This article will help you resolve 403 errors on your site.
Your hosting account is equipped with ModSecurity - a web server module which provides a number of important request filtering and other security rules. The idea of ModSecurity is to significantly lower the risk of common attacks such as SQL injection and exploitation of vulnerabilities in web programming/scripting languages.
These rules, while effective, are written by humans. This means that, with the complexity that is a modern web platform such as WordPress, they can return false positives on valid requests. Example scenarios which may return a false-positive could be something as simple as visiting your site from a certain IP, using a certain browser. They could also be triggered by previewing your posts, working in your theme editor and so forth.

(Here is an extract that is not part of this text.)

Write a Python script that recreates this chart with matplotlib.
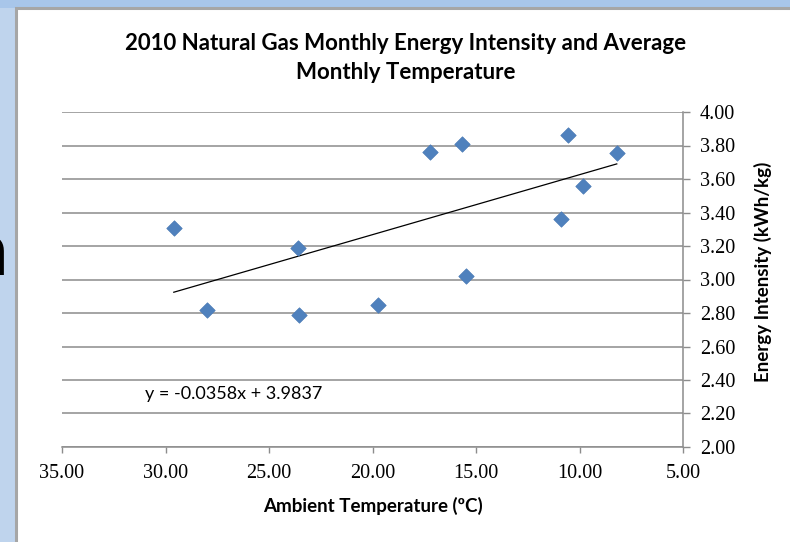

The false positive will manifest itself as a "403" error, effectively saying "you do not have permission to complete this request".
To work around this issue, you can log into your control panel by following the link in your account dashboard. Once logged in to cPanel, click the link which says "ModSecurity".
You can then disable ModSecurity on your domain(s).
Once this is done, try once again to complete the action you were originally trying. If it now works successfully then congratulations - you have now resolved the issue.
It is recommended that you keep ModSecurity enabled on the account. Please create a general support ticket and let us know that you received a 403 error that was resolved by disabling ModSecurity. We will adjust the rules to ensure this rule doesn't trigger for you again and then you can re-enable the module on your account once again.